Советские художники создали ряд замечательных произведений во всех областях искусства и литературы. Многое сделано также в скульптуре, живописи и графике. Наряду с перестройкой ряда старых мастеров за последние годы выросли талантливые молодые художники — не только профессиональные, но и представители самых широких слоев художественной самодеятельности. На большой высоте стоит народное изобразительное искусство.
Однако некоторые из «маститых мастеров», ссылаясь на свои прошлые заслуги, пишут сегодня точно так же, как они писали 10 лет тому назад, и не замечают того, что зритель неимоверно вырос, что их «реализм» зачастую вызывает у него чувство неловкости, а подчас — даже стыда за художника.

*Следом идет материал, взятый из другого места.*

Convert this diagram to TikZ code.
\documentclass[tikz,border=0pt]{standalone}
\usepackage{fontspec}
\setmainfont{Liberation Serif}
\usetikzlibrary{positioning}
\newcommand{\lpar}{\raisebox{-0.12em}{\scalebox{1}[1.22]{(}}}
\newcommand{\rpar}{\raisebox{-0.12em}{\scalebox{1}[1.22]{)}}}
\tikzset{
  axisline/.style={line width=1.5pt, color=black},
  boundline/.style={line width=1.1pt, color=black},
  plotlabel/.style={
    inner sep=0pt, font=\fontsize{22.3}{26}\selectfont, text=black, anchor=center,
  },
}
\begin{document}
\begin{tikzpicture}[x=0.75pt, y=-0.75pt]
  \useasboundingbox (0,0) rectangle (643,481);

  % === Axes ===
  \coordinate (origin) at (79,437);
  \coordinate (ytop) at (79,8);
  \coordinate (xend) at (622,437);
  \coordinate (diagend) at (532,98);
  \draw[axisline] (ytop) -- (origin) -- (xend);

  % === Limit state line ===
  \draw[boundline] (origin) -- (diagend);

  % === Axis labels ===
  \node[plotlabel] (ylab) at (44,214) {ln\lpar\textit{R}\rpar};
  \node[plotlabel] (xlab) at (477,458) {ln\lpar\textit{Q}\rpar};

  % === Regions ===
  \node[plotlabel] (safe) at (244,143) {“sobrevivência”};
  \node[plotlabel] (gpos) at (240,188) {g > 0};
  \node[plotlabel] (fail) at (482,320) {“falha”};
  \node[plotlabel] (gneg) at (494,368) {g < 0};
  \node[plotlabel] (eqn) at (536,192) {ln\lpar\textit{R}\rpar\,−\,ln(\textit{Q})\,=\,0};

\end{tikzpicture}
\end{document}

Несмотря на совершенно явное отставание изобразительного искусства от жизни и от других видов искусства, некоторые художники на происходящих сейчас дискуссиях все еще пытаются отыграться на своих «исторических» заслугах и слишком мало думают о том, что история не стоит на месте. А сегодня «потолок» советского искусства, установленный лучшими произведениями литературы, кино и другими, еще не достигнут нашей живописью и скульптурой, хотя налицо имеются все условия для большого подъема изобразительных искусств. Необходимым этапом этого подъема являются развертывание широкой творческой самокритики, действительно невзирая на лица, и упорная борьба против всех разновидностей лжи и фальши в искусстве.